[Set problem]
Include no pictures. Output exactly the lines from the one that contains "Generate a LaTeX" through the final line of the entries.

[Data records]
--------------------------------
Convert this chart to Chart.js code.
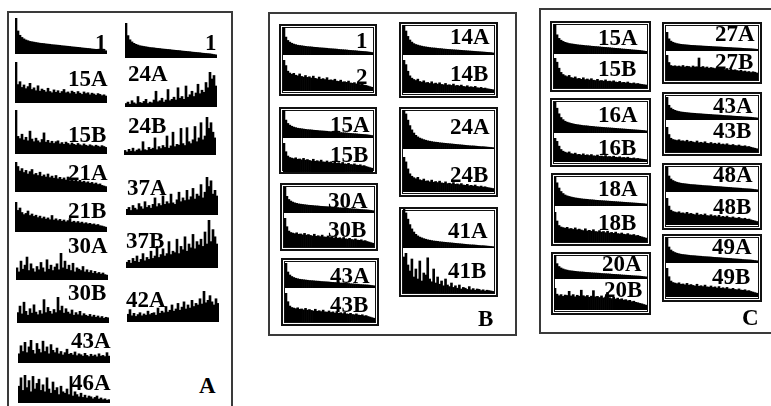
<!DOCTYPE html>
<html>
<head>
<meta charset="utf-8">
<script src="https://cdn.jsdelivr.net/npm/chart.js@4.4.1/dist/chart.umd.min.js"></script>
<style>
  body { margin: 0; background: #fff; }
  #page { position: relative; width: 771px; height: 406px; overflow: hidden; background: #fff; }
  .panel { position: absolute; box-sizing: border-box; border: 2px solid #3a3a3a; }
  .box { position: absolute; box-sizing: border-box; border: 2px solid #111;
         box-shadow: inset 0 0 0 1px #fff, inset 0 0 0 2px #111; }
  .lbl { position: absolute; font-family: "Liberation Serif", "DejaVu Serif", serif;
         font-weight: bold; font-size: 23px; line-height: 23px; color: #000; white-space: nowrap; }
  canvas { position: absolute; }
</style>
</head>
<body>
<div id="page"></div>
<script>
// smooth decays (the "A" rows)
let decaySmooth = [100, 64, 52, 46, 42, 39, 37, 35, 34, 33, 32, 31, 30, 29.5, 29, 28, 27.5, 27, 26, 25.5,
  25, 24.5, 24, 23, 22.5, 22, 21.5, 21, 20, 19.5, 19, 18.5, 18, 17, 16.5, 16, 15.5, 15, 14, 13.5,
  13, 12.5, 12, 11, 10, 9]
let decayMid = [100, 80, 62, 50, 43, 38, 35, 33, 31, 29.5, 28, 27, 26, 25, 24, 23.5, 23, 22, 21.5, 21,
  20, 19.5, 19, 18.5, 18, 17.5, 17, 16.5, 16, 15.5, 15, 14.5, 14, 13.5, 13, 12.5, 12, 11.5, 11, 10.5,
  10, 9.5, 9, 8.5, 8, 7]
let decaySteep = [100, 90, 74, 60, 49, 41, 35, 31, 28, 26, 24, 22.5, 21, 20, 19, 18, 17.5, 17, 16, 15.5,
  15, 14.5, 14, 13.5, 13, 12.5, 12, 11.5, 11, 10.5, 10, 9.5, 9, 8.5, 8, 8, 7.5, 7, 6.5, 6,
  6, 5.5, 5, 4.5, 4, 3.5]
// noisy decays (the "B" rows)
let noisy1 = [100, 82, 64, 58, 54, 57, 51, 49, 55, 47, 45, 50, 44, 46, 42, 48, 41, 39, 45, 38,
  40, 37, 43, 35, 36, 34, 38, 32, 31, 35, 29, 30, 28, 32, 26, 25, 27, 23, 24, 21, 22, 19, 18, 16, 14, 12]
let noisy2 = [100, 86, 66, 52, 45, 41, 38, 42, 35, 33, 37, 31, 32, 29, 34, 28, 30, 27, 31, 26,
  25, 29, 24, 25, 23, 27, 22, 23, 21, 24, 20, 19, 22, 18, 19, 17, 20, 16, 15, 17, 14, 15, 13, 12, 11, 10]
let noisy3 = [100, 70, 55, 50, 48, 46, 49, 44, 45, 42, 47, 41, 43, 40, 38, 44, 37, 39, 36, 41,
  35, 34, 38, 33, 35, 31, 36, 30, 32, 29, 33, 28, 27, 30, 26, 25, 28, 24, 23, 25, 21, 22, 19, 17, 15, 13]
let b41B = [90, 100, 70, 55, 85, 40, 60, 35, 80, 30, 50, 45, 88, 35, 28, 60, 25, 40, 22, 30,
  18, 35, 20, 16, 25, 14, 18, 12, 20, 10, 14, 12, 9, 16, 8, 11, 7, 10, 9, 6, 8, 5, 7, 6, 5, 4]
let c27B = [100, 70, 58, 55, 57, 54, 56, 53, 58, 52, 55, 54, 50, 56, 52, 53, 88, 51, 54, 49,
  52, 47, 50, 48, 46, 49, 44, 47, 45, 42, 46, 40, 43, 39, 41, 38, 36, 39, 34, 36, 32, 34, 30, 33, 31, 28]
let c20B = [100, 72, 65, 70, 62, 68, 66, 85, 64, 70, 60, 67, 63, 90, 65, 61, 66, 58, 63, 88,
  60, 62, 57, 64, 55, 59, 80, 56, 52, 58, 50, 54, 48, 51, 45, 47, 42, 44, 38, 40, 35, 33, 30, 28, 25, 22]
// panel A
let a15A = [100, 45, 52, 38, 44, 35, 40, 48, 33, 37, 30, 42, 29, 34, 31, 27, 36, 28, 25, 32,
  26, 30, 24, 28, 33, 25, 27, 23, 29, 26, 22, 28, 24, 21, 27, 23, 25, 20, 24, 22, 19, 23, 21, 18, 20, 17]
let a15B = [100, 40, 35, 45, 32, 38, 30, 52, 34, 28, 36, 30, 26, 33, 48, 27, 31, 25, 29, 24,
  28, 30, 23, 26, 22, 27, 24, 21, 25, 22, 20, 24, 21, 19, 23, 20, 18, 21, 19, 17, 20, 18, 16, 19, 17, 15]
let a21A = [100, 85, 70, 78, 65, 72, 60, 68, 75, 58, 62, 55, 66, 52, 57, 50, 60, 48, 53, 46,
  55, 44, 49, 42, 47, 40, 50, 38, 43, 37, 41, 35, 39, 33, 36, 31, 34, 29, 32, 27, 30, 25, 27, 22, 20, 18]
let a21B = [100, 72, 80, 65, 58, 62, 70, 55, 60, 52, 56, 48, 53, 45, 50, 43, 47, 41, 55, 40,
  44, 38, 42, 36, 40, 34, 38, 45, 33, 36, 31, 35, 30, 33, 28, 31, 27, 29, 25, 27, 23, 25, 21, 20, 18, 16]
let a30A = [45, 30, 70, 40, 55, 85, 35, 60, 42, 30, 50, 38, 65, 45, 30, 75, 40, 55, 35, 48,
  60, 38, 100, 45, 70, 40, 55, 35, 62, 30, 45, 40, 35, 50, 30, 38, 28, 35, 25, 32, 24, 28, 22, 26, 20, 18]
let a30B = [40, 65, 35, 80, 45, 30, 55, 38, 70, 42, 32, 48, 35, 90, 40, 60, 45, 35, 52, 40,
  100, 48, 65, 38, 55, 42, 35, 50, 30, 40, 32, 45, 28, 36, 30, 26, 33, 24, 30, 22, 27, 20, 25, 18, 22, 20]
let a43A = [40, 75, 50, 90, 45, 70, 100, 55, 40, 85, 60, 45, 95, 50, 70, 40, 80, 55, 45, 65,
  40, 50, 35, 45, 60, 38, 42, 35, 48, 32, 40, 36, 30, 42, 33, 28, 38, 30, 35, 27, 40, 30, 33, 28, 45, 30]
let a46A = [60, 90, 45, 100, 55, 80, 40, 95, 50, 70, 85, 45, 65, 40, 90, 50, 35, 75, 45, 55,
  30, 60, 40, 35, 50, 30, 95, 25, 40, 30, 22, 35, 20, 28, 18, 25, 22, 15, 20, 25, 14, 18, 12, 15, 10, 12]
let a24A = [10, 14, 8, 18, 12, 9, 30, 13, 11, 16, 22, 10, 14, 12, 20, 45, 15, 18, 25, 14,
  20, 50, 18, 22, 28, 20, 55, 25, 30, 22, 60, 28, 35, 45, 30, 40, 65, 38, 48, 42, 70, 55, 100, 80, 90, 60]
let a24B = [12, 8, 15, 10, 18, 9, 13, 16, 11, 35, 14, 12, 20, 15, 18, 45, 14, 22, 17, 25,
  20, 50, 18, 24, 60, 22, 28, 26, 70, 30, 25, 72, 35, 30, 40, 75, 35, 45, 85, 40, 50, 100, 70, 85, 60, 45]
let a37A = [15, 20, 12, 25, 18, 14, 30, 22, 16, 35, 20, 25, 18, 28, 45, 22, 30, 25, 50, 28,
  35, 30, 55, 32, 28, 40, 60, 35, 45, 38, 65, 40, 48, 70, 42, 55, 50, 80, 45, 60, 100, 75, 90, 55, 65, 50]
let a37B = [12, 16, 10, 20, 14, 25, 12, 18, 30, 15, 22, 18, 35, 20, 25, 45, 22, 28, 40, 25,
  30, 55, 28, 35, 32, 60, 30, 45, 38, 65, 35, 50, 42, 70, 40, 55, 48, 60, 45, 75, 50, 100, 55, 80, 65, 50]
let a42A = [25, 40, 20, 28, 18, 24, 30, 20, 26, 22, 35, 24, 28, 30, 22, 45, 28, 35, 30, 50,
  32, 38, 55, 35, 42, 60, 38, 48, 65, 42, 55, 45, 70, 50, 60, 55, 75, 58, 100, 62, 70, 85, 65, 55, 75, 60]

let page = document.getElementById('page')

function addDiv(cls, x, y, w, h) {
  let d = document.createElement('div')
  d.className = cls
  d.style.left = x + 'px'; d.style.top = y + 'px'
  d.style.width = w + 'px'; d.style.height = h + 'px'
  page.appendChild(d)
}

function label(text, x, capTop) {
  let d = document.createElement('div')
  d.className = 'lbl'
  d.textContent = text
  d.style.left = x + 'px'
  d.style.top = (capTop - 4) + 'px'
  page.appendChild(d)
}

function mini(values, x, y, w, h) {
  let c = document.createElement('canvas')
  c.width = w; c.height = h
  c.style.left = x + 'px'; c.style.top = y + 'px'
  page.appendChild(c)
  new Chart(c.getContext('2d'), {
    type: 'bar',
    data: {
      labels: values.map((v, i) => i),
      datasets: [{
        data: values,
        backgroundColor: '#000',
        borderWidth: 0,
        barPercentage: 1,
        categoryPercentage: 1
      }]
    },
    options: {
      responsive: false,
      animation: false,
      devicePixelRatio: 1,
      layout: { padding: 0 },
      plugins: { legend: { display: false }, tooltip: { enabled: false } },
      scales: {
        x: { display: false },
        y: { display: false, min: 0, max: 100 }
      }
    }
  })
}

// panels
addDiv('panel', 7, 11, 226, 420)
addDiv('panel', 268, 12, 249, 324)
addDiv('panel', 539, 8, 240, 326)

// panel B boxes
addDiv('box', 279, 24, 98, 72)
addDiv('box', 399, 22, 99, 76)
addDiv('box', 279, 107, 98, 67)
addDiv('box', 399, 107, 99, 90)
addDiv('box', 280, 183, 98, 68)
addDiv('box', 281, 258, 98, 68)
addDiv('box', 399, 207, 99, 90)
// panel C boxes
addDiv('box', 550, 21, 101, 71)
addDiv('box', 662, 22, 100, 62)
addDiv('box', 550, 98, 101, 69)
addDiv('box', 662, 92, 100, 64)
addDiv('box', 551, 173, 100, 73)
addDiv('box', 662, 163, 100, 67)
addDiv('box', 551, 252, 100, 63)
addDiv('box', 662, 234, 100, 68)

// [label, values, x, y, w, h, labelX, labelY]
let layout = [
  // A left
  ['1', decaySmooth, 15, 18, 92, 36, 95, 35],
  ['15A', a15A, 15, 62, 92, 41, 68, 71],
  ['15B', a15B, 15, 110, 92, 44, 68, 127],
  ['21A', a21A, 15, 162, 92, 30, 68, 165],
  ['21B', a21B, 15, 202, 92, 30, 68, 203],
  ['30A', a30A, 16, 253, 92, 27, 68, 238],
  ['30B', a30B, 17, 297, 92, 26, 68, 285],
  ['43A', a43A, 18, 340, 92, 23, 71, 333],
  ['46A', a46A, 18, 375, 92, 28, 71, 375],
  // A right
  ['1', decaySmooth, 125, 23, 92, 35, 205, 35],
  ['24A', a24A, 125, 72, 92, 35, 128, 66],
  ['24B', a24B, 124, 117, 92, 38, 128, 118],
  ['37A', a37A, 126, 177, 92, 38, 127, 180],
  ['37B', a37B, 126, 220, 92, 48, 126, 233],
  ['42A', a42A, 127, 291, 92, 31, 126, 292],
  // B
  ['1', decaySmooth, 283, 27, 90, 28, 356, 33],
  ['2', noisy1, 283, 60, 90, 31, 356, 69],
  ['14A', decayMid, 403, 25, 91, 30, 450, 29],
  ['14B', noisy2, 403, 60, 91, 33, 450, 66],
  ['15A', decaySmooth, 283, 110, 90, 28, 330, 117],
  ['15B', noisy3, 283, 143, 90, 29, 330, 147],
  ['24A', decaySteep, 403, 110, 91, 39, 450, 119],
  ['24B', noisy2, 403, 157, 91, 35, 450, 167],
  ['30A', decaySmooth, 284, 187, 90, 26, 328, 193],
  ['30B', noisy3, 284, 218, 90, 29, 328, 222],
  ['43A', decaySmooth, 285, 263, 90, 25, 330, 268],
  ['43B', noisy3, 285, 293, 90, 29, 330, 297],
  ['41A', decaySteep, 403, 209, 91, 39, 448, 223],
  ['41B', b41B, 403, 253, 91, 40, 448, 263],
  // C
  ['15A', decaySmooth, 554, 24, 93, 30, 598, 30],
  ['15B', noisy2, 554, 58, 93, 30, 598, 61],
  ['27A', decaySmooth, 666, 32, 92, 19, 715, 26],
  ['27B', c27B, 666, 55, 92, 25, 715, 54],
  ['16A', decayMid, 554, 102, 93, 31, 598, 107],
  ['16B', noisy2, 554, 138, 93, 24, 598, 140],
  ['43A', decaySmooth, 666, 97, 92, 23, 713, 98],
  ['43B', noisy3, 666, 127, 92, 25, 713, 123],
  ['18A', decayMid, 554, 177, 93, 29, 598, 181],
  ['18B', noisy3, 554, 212, 93, 30, 598, 215],
  ['48A', decaySmooth, 666, 167, 92, 25, 713, 167],
  ['48B', noisy3, 666, 198, 92, 27, 713, 199],
  ['20A', decaySmooth, 554, 255, 93, 24, 602, 256],
  ['20B', c20B, 554, 288, 93, 22, 604, 282],
  ['49A', decaySmooth, 666, 238, 92, 25, 712, 239],
  ['49B', noisy3, 666, 268, 92, 29, 712, 269]
]

layout.forEach(p => mini(p[1], p[2], p[3], p[4], p[5]))
layout.forEach(p => label(p[0], p[6], p[7]))

label('A', 199, 378)
label('B', 478, 311)
label('C', 742, 310)
</script>
</body>
</html>
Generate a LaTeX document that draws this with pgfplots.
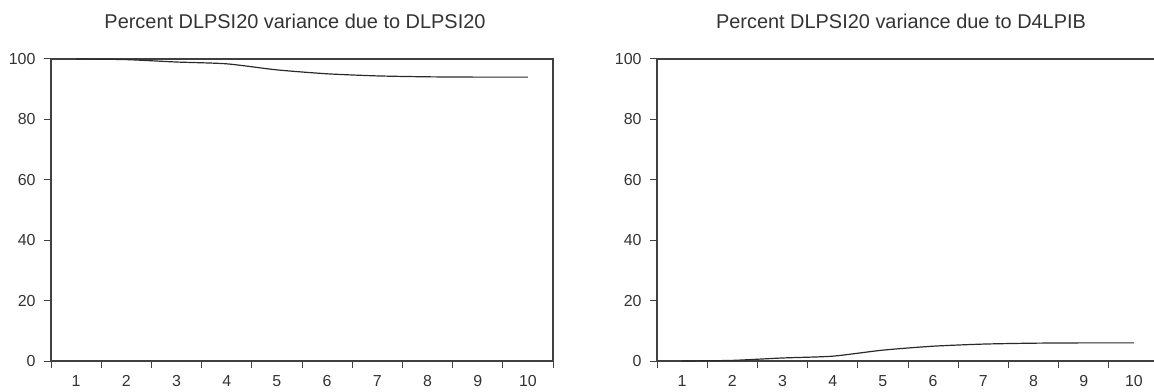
\documentclass[border=0pt]{standalone}
\usepackage{fontspec}
\setmainfont{Liberation Sans}
\usepackage{pgfplots}
\pgfplotsset{compat=1.18}
\definecolor{ax}{HTML}{404040}
\definecolor{ln}{HTML}{2A2A2A}
\definecolor{tx}{HTML}{333333}
\begin{document}
\begin{tikzpicture}
\path[use as bounding box] (0bp,0bp) rectangle (1154bp,392bp);
\clip (0bp,0bp) rectangle (1154bp,392bp);
\pgfplotsset{
 every axis title/.style={at={(0.5,1)}, anchor=base, yshift=30bp, xshift=-7bp, font=\fontsize{20}{20}\selectfont, text=tx},
 myax/.style={
  scale only axis, width=502bp, height=302bp,
  xmin=0.5,xmax=10.5,ymin=0,ymax=100,
  xtick={1,...,10}, ytick={0,20,...,100},
  minor xtick={0.5,1.5,...,10.5},
  xtick pos=left, ytick pos=left,
  tick align=outside,
  every tick/.style={ax, line width=1bp},
  major x tick style={draw=none},
  major tick length=7bp, minor tick length=7bp,
  axis line style={ax, line width=1.5bp},
  ticklabel style={font=\fontsize{16}{16}\selectfont, text=tx},
  xticklabel style={yshift=-4bp},
  yticklabel style={xshift=-5bp},
  /pgf/number format/assume math mode=true,
  anchor=south west,
  clip=false,
 }
}
\begin{axis}[myax, at={(51bp,31bp)}, title={Percent DLPSI20 variance due to DLPSI20}]
\addplot[ln, line width=1.2bp, smooth, tension=0.4] coordinates {
(1,100.0) (2,99.8) (3,99.0) (4,98.4) (5,96.4) (6,95.1) (7,94.4) (8,94.1) (9,94.0) (10,94.0)};
\end{axis}
\begin{axis}[myax, at={(657bp,31bp)}, title={Percent DLPSI20 variance due to D4LPIB}]
\addplot[ln, line width=1.2bp, smooth, tension=0.4] coordinates {
(1,0.0) (2,0.2) (3,1.0) (4,1.6) (5,3.6) (6,4.9) (7,5.6) (8,5.9) (9,6.0) (10,6.0)};
\end{axis}
\end{tikzpicture}
\end{document}
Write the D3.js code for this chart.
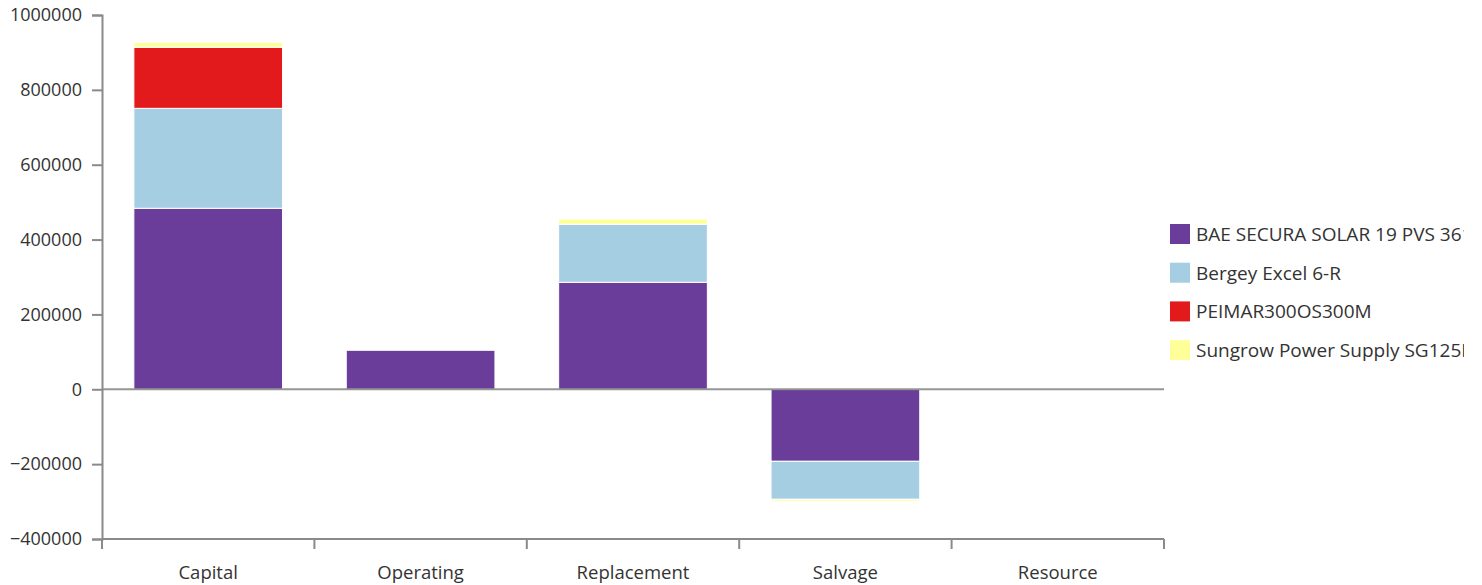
--------------------------------
[In response]
Generate a LaTeX document that draws this with pgfplots.
\documentclass[border=0pt]{standalone}
\usepackage{fontspec}
\setmainfont{Liberation Sans}
\usepackage{pgfplots}
\pgfplotsset{compat=1.18}
\definecolor{ax}{HTML}{404040}
\definecolor{ln}{HTML}{2A2A2A}
\definecolor{tx}{HTML}{333333}
\begin{document}
\begin{tikzpicture}
\path[use as bounding box] (0bp,0bp) rectangle (1154bp,392bp);
\clip (0bp,0bp) rectangle (1154bp,392bp);
\pgfplotsset{
 every axis title/.style={at={(0.5,1)}, anchor=base, yshift=30bp, xshift=-7bp, font=\fontsize{20}{20}\selectfont, text=tx},
 myax/.style={
  scale only axis, width=502bp, height=302bp,
  xmin=0.5,xmax=10.5,ymin=0,ymax=100,
  xtick={1,...,10}, ytick={0,20,...,100},
  minor xtick={0.5,1.5,...,10.5},
  xtick pos=left, ytick pos=left,
  tick align=outside,
  every tick/.style={ax, line width=1bp},
  major x tick style={draw=none},
  major tick length=7bp, minor tick length=7bp,
  axis line style={ax, line width=1.5bp},
  ticklabel style={font=\fontsize{16}{16}\selectfont, text=tx},
  xticklabel style={yshift=-4bp},
  yticklabel style={xshift=-5bp},
  /pgf/number format/assume math mode=true,
  anchor=south west,
  clip=false,
 }
}
\begin{axis}[myax, at={(51bp,31bp)}, title={Percent DLPSI20 variance due to DLPSI20}]
\addplot[ln, line width=1.2bp, smooth, tension=0.4] coordinates {
(1,100.0) (2,99.8) (3,99.0) (4,98.4) (5,96.4) (6,95.1) (7,94.4) (8,94.1) (9,94.0) (10,94.0)};
\end{axis}
\begin{axis}[myax, at={(657bp,31bp)}, title={Percent DLPSI20 variance due to D4LPIB}]
\addplot[ln, line width=1.2bp, smooth, tension=0.4] coordinates {
(1,0.0) (2,0.2) (3,1.0) (4,1.6) (5,3.6) (6,4.9) (7,5.6) (8,5.9) (9,6.0) (10,6.0)};
\end{axis}
\end{tikzpicture}
\end{document}
Write the D3.js code for this chart.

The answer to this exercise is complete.